Professor Cox’s script had some real poetry to it: Einstein’s theory of relativity was “an obituary for the simple tick tock of the clock”, and atmospheric halos were “the fingerprints of the elements”. Though Cox’s assertion that we’re all time travellers had more than a little of that Thought For The Day ‘and in many ways, isn’t that a bit like Jesus’ crow-bar about it (all credit to Mark Steel), his enthusiasm and our good will skated it over the bumps.

The famous faces in the (almost entirely white adult) audience did their best to look alert, amused and like they wouldn’t rather be checking their phones whenever the camera cut to them. Richard Bacon was the best at this, adopting a steely ‘I’m appreciating science’ face throughout. Rufus Hound was so delighted with it all he had to suppress a near-constant giggle. Jon Culshaw provided admiring contemplation (but not his Fourth Doctor impression). Dr Christian Jessen – with the look of a Ken Doll who’d been left on a radiator – was concentrating so hard that he looked a little bit angry. All that contact with genital warts probably does that to a person.
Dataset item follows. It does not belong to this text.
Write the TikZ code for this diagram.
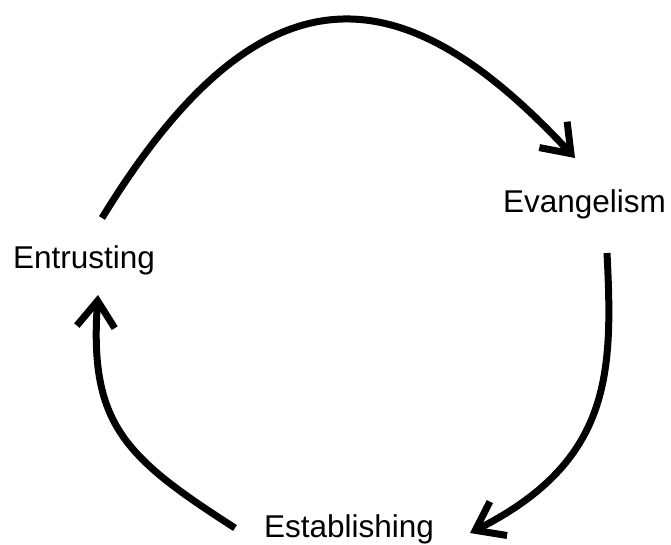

I can’t say I now have a perfect grasp of Maxwell’s wave equations, nor a significantly increased understanding of Who’s scientific mysteries. What I can say is that the Royal Institution and Professor Brian Cox managed to take this science thicko back in time, blowing the dust off the forgotten world of Bunsen burners, chalk boards and electro-magnetic coils (tucked away for decades along with pommel horses, the nit nurse, and pink custard). For that burst of nostalgia, I’m grateful.

I’ll tell you who’s really grateful though: secondary school Science teachers. Buy in a few boxes of Aldi mince pies, wheel in a TV, press play, and hey presto, instant end-of-term lesson plan.

The Science of Doctor Who is available on BBC iPlayer until Thursday the 21st of November.